The loblolly pine genome is big. Bloated with retrotransposons and other repetitive sequences, it is seven times larger than the human genome and easily big enough to overwhelm standard genome assembly methods.
This forced the loblolly pine genome sequencing team, led by David Neale at the University of California, Davis, to look for ways to reduce the enormous complexity of their task. The draft genome sequence, described in the latest issue of GENETICS and the journal Genome Biology, was pieced together from over 16 billion sequence reads. Spanning around 23 billion base pairs, it only just beats out the Norway spruce as the largest genome ever sequenced, but it is substantially more complete. For example, the N50 scaffold size of the current loblolly assembly is 66.9 Kbp, compared to 0.72 Kbp in the Norway spruce.

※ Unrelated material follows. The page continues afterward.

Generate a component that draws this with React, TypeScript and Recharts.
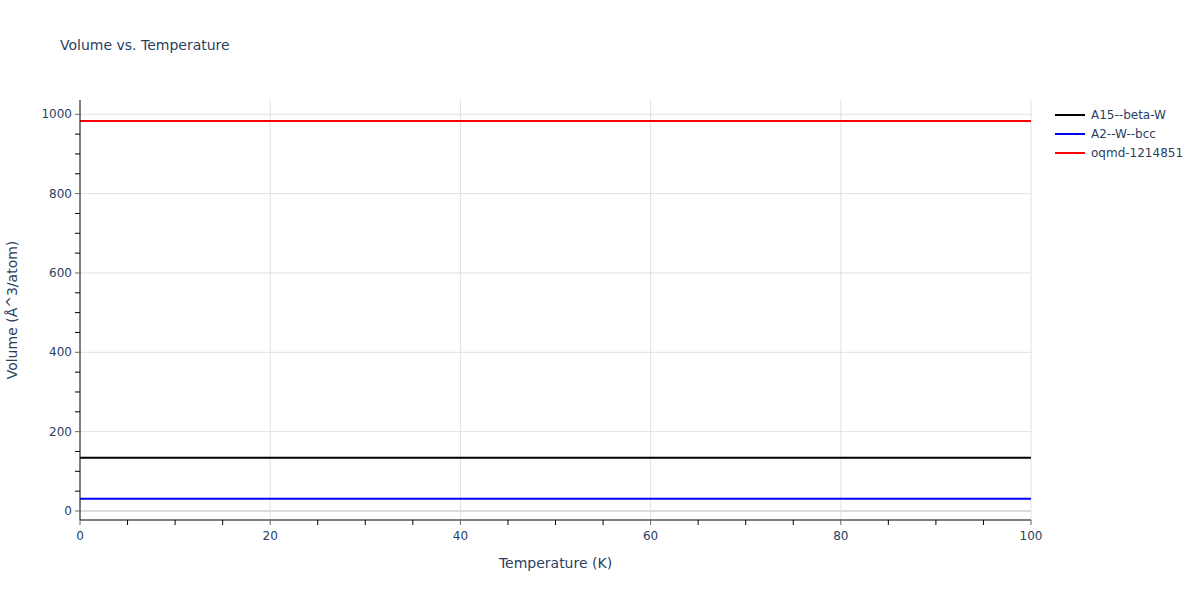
import { CartesianGrid, Line, LineChart, ReferenceLine, XAxis, YAxis } from "recharts";

const temperatures = [0, 10, 20, 30, 40, 50, 60, 70, 80, 90, 100];
const a15BetaW = [134, 134, 134, 134, 134, 134, 134, 134, 134, 134, 134];
const a2WBcc = [31, 31, 31, 31, 31, 31, 31, 31, 31, 31, 31];
const oqmd1214851 = [983, 983, 983, 983, 983, 983, 983, 983, 983, 983, 983];

const xMajor = [0, 20, 40, 60, 80, 100];
const xMinor = [5, 10, 15, 25, 30, 35, 45, 50, 55, 65, 70, 75, 85, 90, 95];
const yMajor = [0, 200, 400, 600, 800, 1000];
const yMinor = [50, 100, 150, 250, 300, 350, 450, 500, 550, 650, 700, 750, 850, 900, 950];

const series = [
  { key: "a15", name: "A15--beta-W", color: "#000000", values: a15BetaW },
  { key: "a2", name: "A2--W--bcc", color: "#0000ff", values: a2WBcc },
  { key: "oqmd", name: "oqmd-1214851", color: "#ff0000", values: oqmd1214851 },
];

const rows = temperatures.map((t, i) => ({ t, a15: a15BetaW[i], a2: a2WBcc[i], oqmd: oqmd1214851[i] }));

const font = "'DejaVu Sans', Verdana, sans-serif";
const textColor = "#2a3f5f";
const gridColor = "#e1e1e1";

function YTick(p: any) {
  const major = yMajor.includes(p.payload.value);
  return <g>
    <line x1={p.x - 5} x2={p.x} y1={p.y} y2={p.y} stroke={major ? "#666" : "#000"} strokeWidth={1} />
    {major && <text x={p.x - 8} y={p.y + 4} textAnchor="end" fontSize={12} fontFamily={font} fill={textColor}>{p.payload.value}</text>}
  </g>;
}

function XTick(p: any) {
  const major = xMajor.includes(p.payload.value);
  return <g>
    <line x1={p.x} x2={p.x} y1={p.y} y2={p.y + 5} stroke={major ? "#666" : "#000"} strokeWidth={1} />
    {major && <text x={p.x} y={p.y + 20} textAnchor="middle" fontSize={12} fontFamily={font} fill={textColor}>{p.payload.value}</text>}
  </g>;
}

export default function App() {
  return <div style={{ position: "absolute", left: 0, top: 0, width: 1200, height: 600, background: "#fff", fontFamily: font }}>
    <div style={{ position: "absolute", left: 60, top: 37, fontSize: 14, color: textColor }}>Volume vs. Temperature</div>
    <LineChart width={1200} height={600} data={rows} margin={{ top: 100, right: 169, bottom: 50, left: 20 }}>
      <CartesianGrid stroke="none" />
      {xMajor.slice(1).map((v) => <ReferenceLine key={"gx" + v} x={v} stroke={gridColor} strokeWidth={1} />)}
      {yMajor.slice(1).map((v) => <ReferenceLine key={"gy" + v} y={v} stroke={gridColor} strokeWidth={1} />)}
      <ReferenceLine y={0} stroke="#dcdcdc" strokeWidth={2} />
      <XAxis dataKey="t" type="number" domain={[0, 100]} ticks={[...xMajor, ...xMinor]} interval={0} height={30}
        tickSize={0} tickMargin={0} tickLine={false} axisLine={{ stroke: "#000", strokeWidth: 1 }} tick={(p: any) => <XTick {...p} />}
        label={{ value: "Temperature (K)", position: "bottom", offset: 8, fontSize: 14, fontFamily: font, fill: textColor }} />
      <YAxis type="number" domain={[-22.7, 1036]} ticks={[...yMajor, ...yMinor]} interval={0} width={60}
        tickSize={0} tickMargin={0} tickLine={false} axisLine={{ stroke: "#000", strokeWidth: 1 }} tick={(p: any) => <YTick {...p} />}
        allowDataOverflow
        label={{ value: "Volume (Å^3/atom)", angle: -90, position: "insideLeft", offset: -8, fontSize: 14, fontFamily: font, fill: textColor, style: { textAnchor: "middle" } }} />
      {series.map((s) => <Line key={s.key} dataKey={s.key} name={s.name} stroke={s.color} strokeWidth={2} dot={false} isAnimationActive={false} />)}
    </LineChart>
    <div style={{ position: "absolute", left: 1055, top: 105 }}>
      {series.map((s) => <div key={s.key} style={{ display: "flex", alignItems: "center", height: 19 }}>
        <div style={{ width: 30, height: 2, background: s.color }} />
        <span style={{ marginLeft: 6, fontSize: 12, color: textColor }}>{s.name}</span>
      </div>)}
    </div>
  </div>;
}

So how did they do it? One strategy was to generate most of the sequence from part of a single pine nut. This tiny source material was the mega-gametophyte, which is the haploid tissue that provides nutrients to the developing diploid embryo. Despite the limited amount of DNA that can be extracted from this source, the reduced complexity of a haploid genome makes it easier to assemble. To link up all the sequence fragments from the haploid genome, the team also created DNA libraries from diploid needles of the parent genotype.
But this still left the assembly team, led by Steven Salzberg at Johns Hopkins University and James Yorke at the University of Maryland, with more data than their computational methods could handle.
The solution was a method of pre-processing the data into “super reads”, or larger chunks of contiguous haploid sequence that condensed many individual reads. In essence, they were dealing with the unambiguous parts of the problem first, and getting rid a huge amount of overlapping and redundant data in the process.